- Given problem: Using the data below, gather each line that includes the word "this".

- Records provided:
==================================================

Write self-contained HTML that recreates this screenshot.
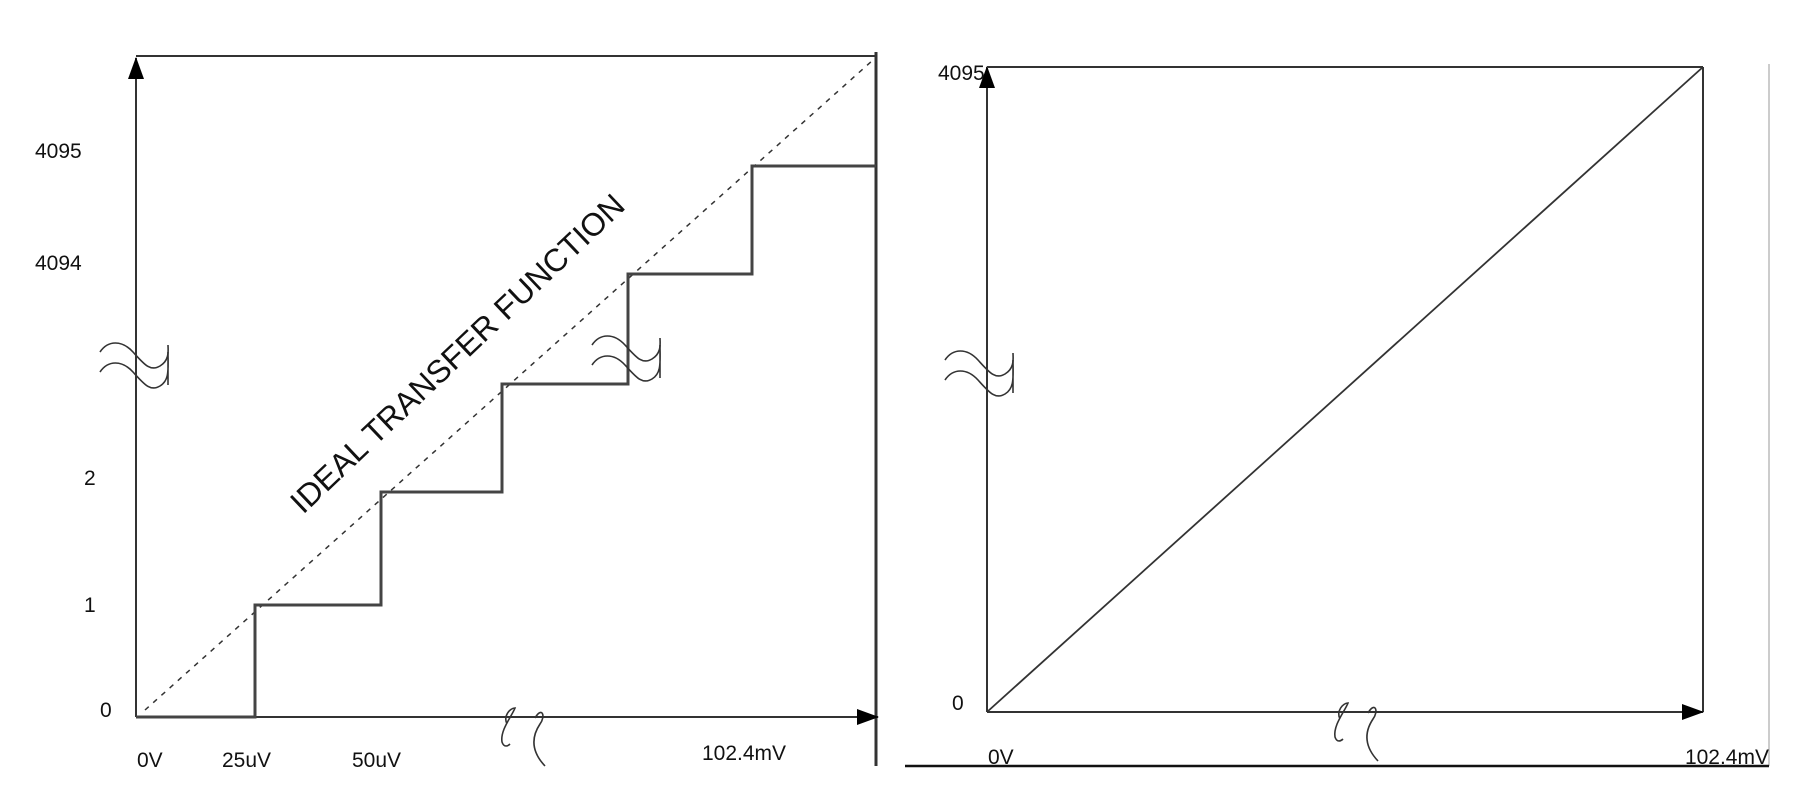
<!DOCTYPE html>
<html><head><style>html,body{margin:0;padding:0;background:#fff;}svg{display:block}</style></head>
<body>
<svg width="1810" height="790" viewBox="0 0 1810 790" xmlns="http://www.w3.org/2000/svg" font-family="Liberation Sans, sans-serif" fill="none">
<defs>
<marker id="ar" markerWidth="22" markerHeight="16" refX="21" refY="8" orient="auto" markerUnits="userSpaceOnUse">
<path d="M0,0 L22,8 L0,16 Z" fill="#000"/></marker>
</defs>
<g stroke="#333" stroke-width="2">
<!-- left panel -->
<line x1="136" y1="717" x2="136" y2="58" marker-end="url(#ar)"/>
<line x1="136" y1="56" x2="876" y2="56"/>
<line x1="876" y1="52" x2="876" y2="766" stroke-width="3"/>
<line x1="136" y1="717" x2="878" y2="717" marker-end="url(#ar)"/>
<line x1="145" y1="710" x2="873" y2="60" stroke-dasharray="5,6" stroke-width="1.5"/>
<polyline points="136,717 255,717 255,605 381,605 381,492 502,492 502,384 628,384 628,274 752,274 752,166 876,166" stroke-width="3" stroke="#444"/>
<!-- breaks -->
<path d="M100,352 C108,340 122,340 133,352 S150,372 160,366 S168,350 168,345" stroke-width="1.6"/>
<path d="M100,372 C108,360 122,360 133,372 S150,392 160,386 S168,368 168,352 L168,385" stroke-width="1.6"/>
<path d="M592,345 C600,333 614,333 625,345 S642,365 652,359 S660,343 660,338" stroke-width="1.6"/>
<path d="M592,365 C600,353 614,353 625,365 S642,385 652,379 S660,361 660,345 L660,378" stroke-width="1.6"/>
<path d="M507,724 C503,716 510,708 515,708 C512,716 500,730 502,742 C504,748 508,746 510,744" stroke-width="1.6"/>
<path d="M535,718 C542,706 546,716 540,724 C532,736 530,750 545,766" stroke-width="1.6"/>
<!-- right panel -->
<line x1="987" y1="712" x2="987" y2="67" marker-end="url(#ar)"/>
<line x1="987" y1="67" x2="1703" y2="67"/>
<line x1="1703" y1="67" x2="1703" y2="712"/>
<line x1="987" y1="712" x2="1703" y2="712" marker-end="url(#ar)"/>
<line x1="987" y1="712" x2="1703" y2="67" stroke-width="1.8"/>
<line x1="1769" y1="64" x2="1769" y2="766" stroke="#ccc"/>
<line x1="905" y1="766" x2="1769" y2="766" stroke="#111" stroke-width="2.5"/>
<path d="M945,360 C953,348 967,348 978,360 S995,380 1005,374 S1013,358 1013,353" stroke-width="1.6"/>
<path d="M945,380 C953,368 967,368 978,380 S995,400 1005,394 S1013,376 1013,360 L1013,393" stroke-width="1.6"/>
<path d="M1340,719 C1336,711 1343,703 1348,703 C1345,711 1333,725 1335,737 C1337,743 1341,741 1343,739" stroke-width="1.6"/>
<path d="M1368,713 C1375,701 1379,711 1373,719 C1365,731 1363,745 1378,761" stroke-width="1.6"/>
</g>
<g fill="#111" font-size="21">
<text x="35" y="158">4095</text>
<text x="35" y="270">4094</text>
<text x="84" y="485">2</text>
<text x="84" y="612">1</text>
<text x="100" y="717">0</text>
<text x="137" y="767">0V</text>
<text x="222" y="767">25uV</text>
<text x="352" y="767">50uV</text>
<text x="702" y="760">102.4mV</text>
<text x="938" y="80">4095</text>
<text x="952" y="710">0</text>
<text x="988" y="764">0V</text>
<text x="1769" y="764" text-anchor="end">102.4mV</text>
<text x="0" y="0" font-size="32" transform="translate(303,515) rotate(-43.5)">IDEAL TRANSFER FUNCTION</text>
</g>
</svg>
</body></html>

==================================================

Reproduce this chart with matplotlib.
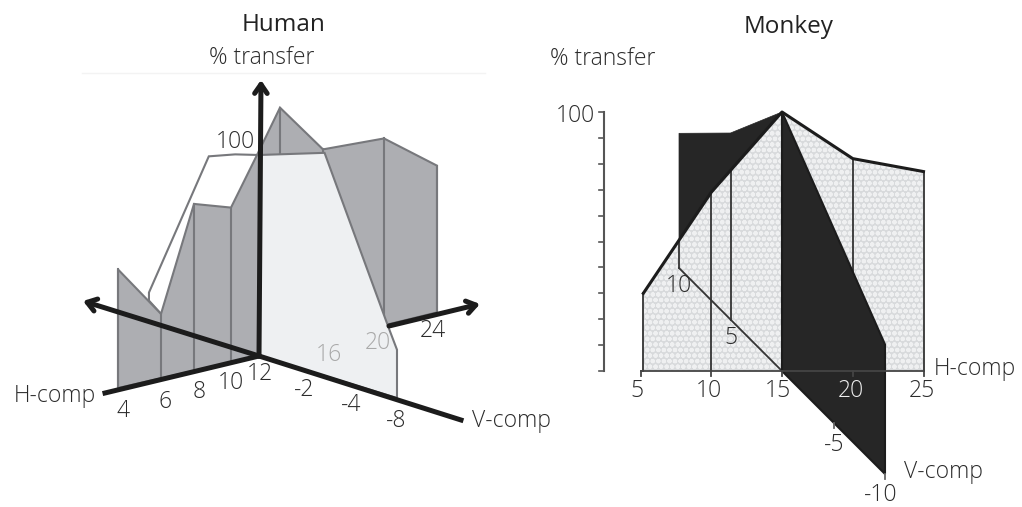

==================================================

- Final result:
Write self-contained HTML that recreates this screenshot.
Reproduce this chart with matplotlib.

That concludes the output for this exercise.